Marxism 2012

I have just got back from London’s true summer spectacular – not the overhyped contest to see who has the best performance enhancing substances but Marxism 2012, a five day extravaganza of meetings, rallies and more, this years version of the SWPs annual summer event – if this inspires you and you did not make it this year make a note to leave early July clear in next year;s diary. To describe the whole event from my view in a single post seems to me neither sensible nor desirable, so this is the first in a series of posts in which I will be writing about the event and displaying photos that I took over the five days. Many of the photos were taken inside meeting venues. For those who were lucky enough to be at the event I invite you to guess which venues the the indoor photos come from (some will be very easy, some exceedingly difficult.).

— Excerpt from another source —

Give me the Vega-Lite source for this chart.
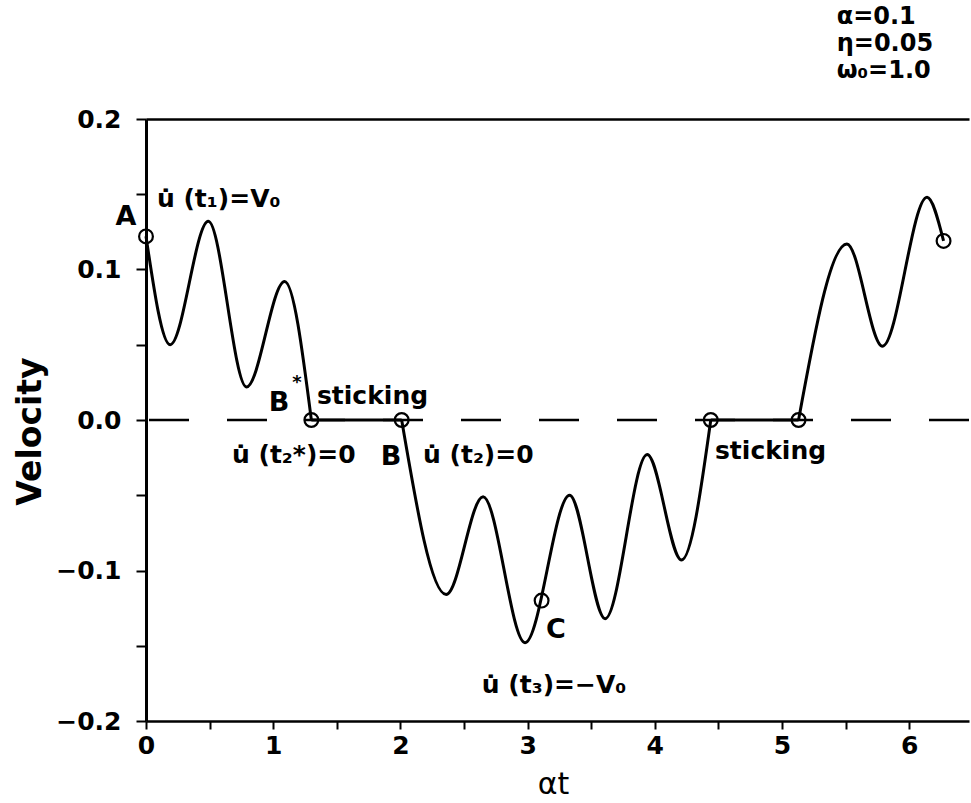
{
  "$schema": "https://vega.github.io/schema/vega-lite/v6.json",
  "width": 823,
  "height": 602,
  "autosize": {"type": "none"},
  "padding": {"top": 119, "left": 146, "right": 2, "bottom": 82},
  "background": "white",
  "config": {"view": {"stroke": null}, "font": "DejaVu Sans"},
  "datasets": {
    "zero": [{"y": 0}],
    "curve": [
      {"seg": 1, "x": 0.0, "y": 0.122},
      {"seg": 1, "x": 0.19, "y": 0.050},
      {"seg": 1, "x": 0.49, "y": 0.132},
      {"seg": 1, "x": 0.79, "y": 0.022},
      {"seg": 1, "x": 1.09, "y": 0.092},
      {"seg": 1, "x": 1.30, "y": 0.0},
      {"seg": 2, "x": 1.30, "y": 0.0},
      {"seg": 2, "x": 2.01, "y": 0.0},
      {"seg": 3, "x": 2.01, "y": 0.0},
      {"seg": 3, "x": 2.36, "y": -0.116},
      {"seg": 3, "x": 2.65, "y": -0.051},
      {"seg": 3, "x": 2.98, "y": -0.148},
      {"seg": 3, "x": 3.33, "y": -0.050},
      {"seg": 3, "x": 3.61, "y": -0.132},
      {"seg": 3, "x": 3.94, "y": -0.023},
      {"seg": 3, "x": 4.21, "y": -0.093},
      {"seg": 3, "x": 4.44, "y": 0.0},
      {"seg": 4, "x": 4.44, "y": 0.0},
      {"seg": 4, "x": 5.13, "y": 0.0},
      {"seg": 5, "x": 5.13, "y": 0.0},
      {"seg": 5, "x": 5.51, "y": 0.117},
      {"seg": 5, "x": 5.79, "y": 0.049},
      {"seg": 5, "x": 6.14, "y": 0.148},
      {"seg": 5, "x": 6.27, "y": 0.119}
    ],
    "circles": [
      {"x": 0.0, "y": 0.122},
      {"x": 1.30, "y": 0.0},
      {"x": 2.01, "y": 0.0},
      {"x": 3.11, "y": -0.120},
      {"x": 4.44, "y": 0.0},
      {"x": 5.13, "y": 0.0},
      {"x": 6.27, "y": 0.119}
    ],
    "labels": [
      {"kind": "note", "x": 0.086, "y": 0.147, "text": "u̇ (t₁)=V₀"},
      {"kind": "note", "x": 1.344, "y": 0.016, "text": "sticking"},
      {"kind": "note", "x": 0.676, "y": -0.023, "text": "u̇ (t₂*)=0"},
      {"kind": "note", "x": 2.178, "y": -0.023, "text": "u̇ (t₂)=0"},
      {"kind": "note", "x": 2.64, "y": -0.176, "text": "u̇ (t₃)=−V₀"},
      {"kind": "note", "x": 4.473, "y": -0.0206, "text": "sticking"},
      {"kind": "letter", "x": -0.157, "y": 0.135, "text": "A"},
      {"kind": "letter", "x": 1.046, "y": 0.0113, "text": "B"},
      {"kind": "letter", "x": 1.926, "y": -0.0246, "text": "B"},
      {"kind": "letter", "x": 3.223, "y": -0.1395, "text": "C"},
      {"kind": "star", "x": 1.187, "y": 0.0246, "text": "*"},
      {"kind": "param", "x": 5.43, "y": 0.268, "text": "α=0.1"},
      {"kind": "param", "x": 5.43, "y": 0.250, "text": "η=0.05"},
      {"kind": "param", "x": 5.43, "y": 0.2322, "text": "ω₀=1.0"}
    ]
  },
  "resolve": {"axis": {"x": "independent"}},
  "layer": [
    {
      "data": {"name": "curve"},
      "mark": {"type": "line", "interpolate": "monotone", "stroke": "black", "strokeWidth": 3},
      "encoding": {
        "detail": {"field": "seg", "type": "nominal"},
        "x": {
          "field": "x", "type": "quantitative",
          "scale": {"domain": [0, 6.47], "nice": false, "zero": false},
          "axis": {
            "orient": "bottom",
            "values": [0, 0.5, 1, 1.5, 2, 2.5, 3, 3.5, 4, 4.5, 5, 5.5, 6],
            "labelExpr": "datum.value % 1 == 0 ? format(datum.value, 'd') : ''",
            "grid": false, "tickSize": 8, "tickWidth": 2, "tickColor": "black",
            "domainColor": "black", "domainWidth": 2.5,
            "labelFont": "DejaVu Sans", "labelFontWeight": "bold", "labelFontSize": 25, "labelColor": "black",
            "labelPadding": 4, "labelFlush": false, "labelOverlap": false,
            "title": "αt", "titleFont": "DejaVu Sans", "titleFontWeight": "normal", "titleFontSize": 30, "titleColor": "black",
            "titleX": 407, "titleY": 63, "titleAlign": "center", "titleBaseline": "middle"
          }
        },
        "y": {
          "field": "y", "type": "quantitative",
          "scale": {"domain": [-0.2, 0.2], "nice": false},
          "axis": {
            "orient": "left",
            "values": [-0.2, -0.15, -0.1, -0.05, 0, 0.05, 0.1, 0.15, 0.2],
            "labelExpr": "round(datum.value * 20) % 2 == 0 ? format(datum.value, '.1f') : ''",
            "grid": false, "tickSize": 10, "tickWidth": 2, "tickColor": "black",
            "domainColor": "black", "domainWidth": 3,
            "labelFont": "DejaVu Sans", "labelFontWeight": "bold", "labelFontSize": 25, "labelColor": "black",
            "labelPadding": 15, "labelFlush": false, "labelOverlap": false,
            "title": "Velocity", "titleFont": "DejaVu Sans", "titleFontWeight": "bold", "titleFontSize": 33, "titleColor": "black",
            "titleAngle": -90, "titleX": -116, "titleY": 312, "titleAlign": "center", "titleBaseline": "middle"
          }
        }
      }
    },
    {
      "data": {"name": "zero"},
      "mark": {"type": "rule", "stroke": "black", "strokeWidth": 2.5, "strokeDash": [40, 38]},
      "encoding": {
        "y": {"field": "y", "type": "quantitative"}
      }
    },
    {
      "data": {"name": "circles"},
      "mark": {"type": "point", "shape": "circle", "filled": false, "size": 190, "stroke": "black", "strokeWidth": 2.2, "opacity": 1},
      "encoding": {
        "x": {"field": "x", "type": "quantitative", "axis": null},
        "y": {"field": "y", "type": "quantitative"}
      }
    },
    {
      "data": {"name": "labels"},
      "transform": [{"filter": "datum.kind == 'note'"}],
      "mark": {"type": "text", "align": "left", "baseline": "middle", "font": "DejaVu Sans", "fontWeight": "bold", "fontSize": 25, "color": "black"},
      "encoding": {
        "x": {"field": "x", "type": "quantitative", "axis": {"orient": "top", "ticks": false, "labels": false, "title": null, "grid": false, "domainColor": "black", "domainWidth": 2.5}},
        "y": {"field": "y", "type": "quantitative"},
        "text": {"field": "text"}
      }
    },
    {
      "data": {"name": "labels"},
      "transform": [{"filter": "datum.kind == 'letter'"}],
      "mark": {"type": "text", "align": "center", "baseline": "middle", "font": "DejaVu Sans", "fontWeight": "bold", "fontSize": 27, "color": "black"},
      "encoding": {
        "x": {"field": "x", "type": "quantitative", "axis": null},
        "y": {"field": "y", "type": "quantitative"},
        "text": {"field": "text"}
      }
    },
    {
      "data": {"name": "labels"},
      "transform": [{"filter": "datum.kind == 'star'"}],
      "mark": {"type": "text", "align": "center", "baseline": "middle", "font": "DejaVu Sans", "fontWeight": "bold", "fontSize": 18, "color": "black"},
      "encoding": {
        "x": {"field": "x", "type": "quantitative", "axis": null},
        "y": {"field": "y", "type": "quantitative"},
        "text": {"field": "text"}
      }
    },
    {
      "data": {"name": "labels"},
      "transform": [{"filter": "datum.kind == 'param'"}],
      "mark": {"type": "text", "align": "left", "baseline": "middle", "font": "DejaVu Sans", "fontWeight": "bold", "fontSize": 24, "color": "black"},
      "encoding": {
        "x": {"field": "x", "type": "quantitative", "axis": null},
        "y": {"field": "y", "type": "quantitative"},
        "text": {"field": "text"}
      }
    }
  ]
}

First a brief overview of the event: some 5,000 people turned up (4,000 booked in advance as I did and another thousand paid on the door) to give you an idea of the scale of the operation. The venues are mainly lecture theatres at University College London (UCL) with the biggest meetings being staged at Friends Meeting House (capacity 2,000, and it was full to bursting for both the opening and closing rallies). This works considerably better than the previous venues which ranged across ULU, SOAS, The Institue of Education and the Royal National Hotel as well as Friends. At this point I am going to make a bold claim based on an experience of the events that dates back to 1995: THIS WAS THE BEST MARXISM EVER!!!

Having booked well in advance and got some suitable accommodation sorted, the next thing was to actually get there. With the first meetings starting at 2:00 on Thursday afternoon I had two possible trains to catch (the venues are very close together and all withing walking distance of King’s Cross where the train comes in), either the 10:56 or the 11:56. In accordance with Sutcliffe’s laws of travelling by public transport I went for the earlier train so that I could take any but a very substantial delay in my stride. This (as so often) proved well founded – there was a delay. One of the other passengers had been so foolhardy as take the 10:56 when he had a twelve o’clock appointment in Cambridge and was obliged to phone to say he was going to be late. I was at the event by 1:30, giving me time to put my larger bag into the baggage room at Friends for the afternoon and evening before heading for the first meeting.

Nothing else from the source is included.